After the development and the characterization of the system, postnatal day (PND) 20 TWI mice were treated intraperitoneally with CLEAs-loaded NPs and were sacrificed 4 hours (h), 24h, 72h, and 7 days after treatment. Then, GALC enzymatic assay was performed in the brain and sciatic nerve (representing CNS and PNS, respectively) and in two typical accumulation organs, liver and kidneys.

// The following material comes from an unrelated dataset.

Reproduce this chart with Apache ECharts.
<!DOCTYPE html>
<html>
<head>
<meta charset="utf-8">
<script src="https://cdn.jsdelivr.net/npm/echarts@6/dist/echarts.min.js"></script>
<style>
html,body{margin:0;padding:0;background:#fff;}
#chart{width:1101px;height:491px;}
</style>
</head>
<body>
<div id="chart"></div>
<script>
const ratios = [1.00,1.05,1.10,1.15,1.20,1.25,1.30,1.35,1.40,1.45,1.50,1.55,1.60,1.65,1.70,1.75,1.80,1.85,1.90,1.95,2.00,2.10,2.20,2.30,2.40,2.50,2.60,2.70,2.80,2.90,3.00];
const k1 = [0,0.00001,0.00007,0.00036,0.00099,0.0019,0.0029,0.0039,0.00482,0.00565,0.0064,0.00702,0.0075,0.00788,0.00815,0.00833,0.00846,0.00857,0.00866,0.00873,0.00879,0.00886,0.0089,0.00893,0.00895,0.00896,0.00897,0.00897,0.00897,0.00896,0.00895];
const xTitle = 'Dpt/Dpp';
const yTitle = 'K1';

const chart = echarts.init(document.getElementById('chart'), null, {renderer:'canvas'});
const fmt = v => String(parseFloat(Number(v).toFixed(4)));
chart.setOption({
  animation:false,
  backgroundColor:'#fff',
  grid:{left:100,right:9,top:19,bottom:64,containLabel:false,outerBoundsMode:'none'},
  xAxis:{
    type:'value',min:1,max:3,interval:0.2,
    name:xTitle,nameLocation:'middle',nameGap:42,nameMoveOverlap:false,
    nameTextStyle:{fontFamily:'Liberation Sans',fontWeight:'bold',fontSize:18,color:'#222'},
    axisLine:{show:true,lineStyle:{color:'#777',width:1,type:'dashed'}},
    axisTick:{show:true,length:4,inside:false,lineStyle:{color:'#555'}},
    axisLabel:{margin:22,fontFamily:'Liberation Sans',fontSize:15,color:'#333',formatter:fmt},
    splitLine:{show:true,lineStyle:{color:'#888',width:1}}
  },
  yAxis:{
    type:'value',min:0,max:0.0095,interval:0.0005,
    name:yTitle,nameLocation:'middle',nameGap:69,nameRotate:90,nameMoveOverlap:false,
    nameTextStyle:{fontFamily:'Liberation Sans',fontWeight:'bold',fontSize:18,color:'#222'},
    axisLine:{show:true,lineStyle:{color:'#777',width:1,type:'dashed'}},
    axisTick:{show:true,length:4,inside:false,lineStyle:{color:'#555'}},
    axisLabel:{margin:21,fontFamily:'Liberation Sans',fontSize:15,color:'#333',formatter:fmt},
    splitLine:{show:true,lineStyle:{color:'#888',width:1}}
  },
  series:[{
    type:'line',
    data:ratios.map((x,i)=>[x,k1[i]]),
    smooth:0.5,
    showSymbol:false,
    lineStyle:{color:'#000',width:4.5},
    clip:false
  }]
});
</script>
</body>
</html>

From the obtained results, we identified the best recipe for the synthesis of CLEAs and for the preparation of NPs. We found that the amount of CLEAs used during the preparation affects enzymatic activity (from 0,08 to 12,8 U/mg of NPs), the size of CLEAs-loaded NPs (mean diameter: 150-250 nm), and the protein encapsulation (from 4,5 to 125,9 µg/g of NPs). Thus, we found a formulation suited to our aim in terms of CLEas activity, diameter, encapsulation, and release over time. We found that formulations are stable under storage conditions for up to 30 days (no loss of activity and significant degradation of PLGA); these data contribute to establishing which are the best storage conditions for the formulation and to a better understanding of CLEAs-loaded NPs.
The brain of the TWI mice treated with CLEAs-loaded NPs showed an enzymatic activity (E.A) that is significantly higher than the E.A. of the untreated TWI from 4 to 72 hours after the NPs administration. Overall, these data demonstrate that the formulation gives TWI brain an E.A. that is maintained to a level that could potentially be of clinical interest up to 72 h from the treatment. An increase in E.A.is also observed in the sciatic nerve compared to untreated TWI. Regarding the liver, we found a high E.A. after 24 hours from the treatment, confirming the capability of our formulation to deliver enzymatically active GALC into mice tissues. Regarding the kidneys, we didn’t find an increase in E.A. compared to untreated TWI. In conclusion, our results are really encouraging at this stage, and we believe that the developed formulation could be of potential interest for the treatment of KD. Some additional aspects related to the fate of NPs, such as the potential accumulation of PLGA, and the effectiveness of released GALC in the brain, still need to be clarified, as well as the verification of the impaired functions restoration. All these aspects will be considered in the next experiments, with repeated administrations of CLEAs-loaded NPs and behavioural tests.